I started as the primary designer and system owner while also shipping product work. Over time, the library became shared infrastructure used by a team of designers.

  • I created the majority of the library and reviewed contributions as patterns matured.
  • New components and changes were reviewed with the technical team and front end lead for adoption.
  • Design and code versions were kept in sync so the system evolved without drifting.

3. What I built, as a system

The library was designed to remove ambiguity. It turned repeated UI decisions into defaults that teams could trust.

3.1 Foundations

  • Typography hierarchy for dense admin surfaces
  • Neutral ramp plus semantic colors for meaning and feedback
  • Spacing rules that kept layouts consistent across authors

3.2 Component and state coverage

Components were documented with purpose, full state coverage, and interaction notes. The goal was predictable behavior, not just consistent visuals.

3.3 Icon language

All of the icons were handcrafted and treated as a taxonomy, not decoration. That meant we were building a shared visual language across the product, with icons that had clear meaning and consistent usage rules. The payoff was simple: fewer one off metaphors, less debate, and a UI that stayed coherent even as the platform kept growing into more modules and more workflows.

3.4 Layout and density rules

The system included patterns for tables, rails, headers, and scanning surfaces. Density was treated as a first class requirement, not an edge case.

3.5 Navigation patterns

Navigation supported both discoverability and density through clear states and responsive behavior.

3.6 Workflow containers

Drawers, modals, and progressive disclosure patterns were documented so deep work could happen without losing context. Drawer stacking had explicit limits to keep users oriented.

4. Library in practice, three stress tests

These examples show the library working as a set of rules and patterns, not as isolated screens.

Stress Test 1: Person Search

Person search was basically the front door to the whole platform. It had to work for quick tasks like check in and roster lookups, but it also had to hold up for heavy admin work like data cleanup and duplicate management. The way we kept it from turning into a mess was by being really strict about the control model. The actions bar stayed the command center, the filters rail stayed focused on shaping the dataset, and the settings rail stayed focused on how results were displayed. Once that structure was locked in, we could layer on power user flexibility like advanced search building and saved presets without breaking the experience. And because the same pattern worked on full pages and inside drawers, the behavior felt consistent no matter where someone was in the app.

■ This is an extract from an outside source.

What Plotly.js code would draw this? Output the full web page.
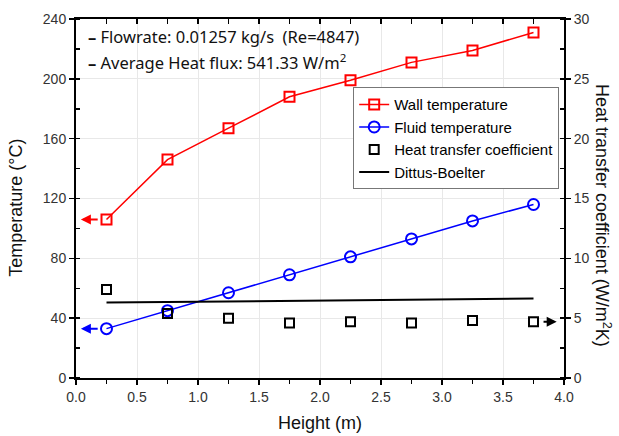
<!DOCTYPE html>
<html><head><meta charset="utf-8">
<script src="https://cdn.plot.ly/plotly-3.0.1.min.js"></script>
<style>body{margin:0;padding:0;background:#fff}#c{width:619px;height:436px}</style>
</head><body><div id="c"></div>
<script>
const height = [0.25, 0.75, 1.25, 1.75, 2.25, 2.75, 3.25, 3.75];
const wallTemp = [106, 146, 167, 188, 199, 211, 219, 231];
const fluidTemp = [33, 45, 57, 69, 81, 93, 105, 116];
const htc = [7.4, 5.4, 5.0, 4.6, 4.7, 4.6, 4.8, 4.7];
const dittus = [6.3, 6.35, 6.4, 6.45, 6.5, 6.55, 6.6, 6.65];
const xTicks = [0, 0.5, 1, 1.5, 2, 2.5, 3, 3.5, 4];
const xTickText = ['0.0','0.5','1.0','1.5','2.0','2.5','3.0','3.5','4.0'];

const tickFont = {family:'Liberation Sans, Arial, sans-serif', size:14, color:'#333'};
const titleFont = {family:'Liberation Sans, Arial, sans-serif', size:18, color:'#111'};
const traces = [
 {x:height, y:wallTemp, name:'Wall temperature', mode:'lines+markers', type:'scatter',
  line:{color:'#ff0000', width:1.5}, marker:{symbol:'square-open', size:10, color:'#ff0000', line:{width:2}}},
 {x:height, y:fluidTemp, name:'Fluid temperature', mode:'lines+markers', type:'scatter',
  line:{color:'#0000ff', width:1.5}, marker:{symbol:'circle-open', size:11, color:'#0000ff', line:{width:2}}},
 {x:height, y:htc, name:'Heat transfer coefficient', mode:'markers', type:'scatter', yaxis:'y2',
  marker:{symbol:'square-open', size:9, color:'#000', line:{width:2}}},
 {x:height, y:dittus, name:'Dittus-Boelter', mode:'lines', type:'scatter', yaxis:'y2',
  line:{color:'#000', width:2}},
 {x:[], y:[], xaxis:'x2', showlegend:false, hoverinfo:'skip'}
];

const layout = {
 width:619, height:436, margin:{l:76, r:55, t:19, b:58},
 paper_bgcolor:'#fff', plot_bgcolor:'#fff', showlegend:true,
 xaxis:{range:[0,4], tickvals:xTicks, ticktext:xTickText, showgrid:true, gridcolor:'#e8e8e8',
  showline:true, linecolor:'#000', linewidth:2, ticks:'outside', ticklen:5, tickwidth:1.5, tickcolor:'#000',
  minor:{dtick:0.25, tick0:0, ticks:'outside', ticklen:4, tickcolor:'#000', showgrid:false},
  zeroline:false, tickfont:tickFont,
  title:{text:'Height (m)', font:titleFont, standoff:13}},
 xaxis2:{overlaying:'x', side:'top', range:[0,4], showline:true, linecolor:'#000', linewidth:2,
  tickvals:xTicks, showticklabels:false, ticks:'inside', ticklen:5, tickcolor:'#000', tickwidth:1.5,
  minor:{dtick:0.25, tick0:0, ticks:'inside', ticklen:5, tickcolor:'#000'}, showgrid:false, zeroline:false},
 yaxis:{range:[0,240], dtick:40, tick0:0, showgrid:true, gridcolor:'#e8e8e8',
  showline:true, linecolor:'#000', linewidth:2, ticks:'outside', ticklen:5, tickwidth:1.5, tickcolor:'#000',
  minor:{dtick:20, ticks:'inside', ticklen:4, tickcolor:'#000', showgrid:false},
  zeroline:false, tickfont:tickFont},
 yaxis2:{range:[0,30], dtick:5, tick0:0, overlaying:'y', side:'right', showgrid:false,
  showline:true, linecolor:'#000', linewidth:2, ticks:'outside', ticklen:5, tickwidth:1.5, tickcolor:'#000',
  minor:{dtick:2.5, ticks:'inside', ticklen:4, tickcolor:'#000'}, zeroline:false, tickfont:tickFont},
 legend:{x:0.568, y:0.81, xanchor:'left', yanchor:'top', bgcolor:'#fff', bordercolor:'#777', borderwidth:1,
  font:{family:'Liberation Sans, Arial, sans-serif', size:15, color:'#000'}, tracegroupgap:0, itemwidth:30},
 annotations:[
  {xref:'paper', yref:'paper', x:0.02, y:0.952, xanchor:'left', yanchor:'middle', showarrow:false,
   text:'<b>–</b> Flowrate: 0.01257 kg/s&nbsp;&nbsp;(Re=4847)', font:{family:'Noto Sans, sans-serif', size:16.5, color:'#111'}},
  {xref:'paper', yref:'paper', x:0.02, y:0.88, xanchor:'left', yanchor:'middle', showarrow:false,
   text:'<b>–</b> Average Heat flux: 541.33 W/m<sup>2</sup>', font:{family:'Noto Sans, sans-serif', size:16.5, color:'#111'}},
  {xref:'paper', yref:'paper', x:-0.123, y:0.474, xanchor:'center', yanchor:'middle', showarrow:false, textangle:-90,
   text:'Temperature (°C)', font:titleFont},
  {xref:'paper', yref:'paper', x:1.08, y:0.454, xanchor:'center', yanchor:'middle', showarrow:false, textangle:90,
   text:'Heat transfer coefficient (W/m<sup>2</sup>K)', font:titleFont},
  {x:0.04, y:wallTemp[0], ax:0.19, ay:wallTemp[0], axref:'x', ayref:'y', xref:'x', yref:'y', text:'', showarrow:true,
   arrowhead:2, arrowsize:1, arrowwidth:2, arrowcolor:'#ff0000'},
  {x:0.04, y:fluidTemp[0], ax:0.19, ay:fluidTemp[0], axref:'x', ayref:'y', xref:'x', yref:'y', text:'', showarrow:true,
   arrowhead:2, arrowsize:1, arrowwidth:2, arrowcolor:'#0000ff'},
  {x:3.94, y:htc[7], ax:3.82, ay:htc[7], axref:'x', ayref:'y2', xref:'x', yref:'y2', text:'', showarrow:true,
   arrowhead:2, arrowsize:1, arrowwidth:2, arrowcolor:'#000'}
 ]
};
Plotly.newPlot('c', traces, layout, {displayModeBar:false, staticPlot:true});
</script></body></html>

Stress Test 2: Person Record

The person record was the main place where the product had to prove it could handle real world people data without falling apart. It was designed to be dense, but still scannable. It had to support quick at a glance understanding at the top, and deep work further down, without turning into a wall of fields.

It also set the standard for how person data showed up everywhere else in the app. Once this layout and hierarchy were locked in, other screens could reuse the same grouping and patterns. That meant users learned where to look once, and then could move faster everywhere.

A few things made it work:

  • Fully responsive: the same person record scaled all the way down to mobile without becoming a separate product.
  • Density with structure: the record used consistent sections, predictable grouping, and clear scan paths so high volume data still felt organized.
  • Progressive disclosure: condensed and expanded states kept the important stuff visible while letting the rest stay out of the way until you needed it.

Stress Test 3: Person Accordion Results

Before the redesign, person search was powerful but hard to use and trust. Few people knew how to build advanced queries (syntax, field targeting, wildcards), but the results rarely made it obvious why someone showed up. That slowed people down, especially when confirming identity fast (similar names, families, students) without opening a full record.

The accordion fixed that without turning the list into a wall of fields:

  • Collapsed row: the key identity info most people need (photo, name, gender, primary contact, campus, age and grade for minors).
  • Expanded preview: the same grouping you see at the top of the person record, so scan patterns stayed consistent across the system.
  • Shared structure: the body reused the Data Group component, which made variants easy (like a student version with emergency contact).
  • People-first defaults: record ID was hidden by default, but could be turned on when needed for data integrity workflows.

5. Outcomes

The outcomes were not abstract. The library made day to day work faster and more straight forward. Once the rules were in place, the team could spend less energy on alignment and more energy on the actual workflows.

  • Onboarding got faster because patterns and rules were explicit.
  • Consistency and accuracy improved as the product stopped drifting.
  • Teams spent less time debating preferences and more time solving workflow problems.

6. Reflection

The biggest takeaway for me was that the hard part is not designing components, it is designing the decision making behind them. The library only held up because it came with clear rules for behavior, hierarchy, and responsiveness, and those rules stayed consistent even as the product and team scaled.

  • Consistency is a UX feature and a coordination tool.
  • Constraints are what make flexibility usable.
  • The highest leverage design system work is the interaction model and layout rules.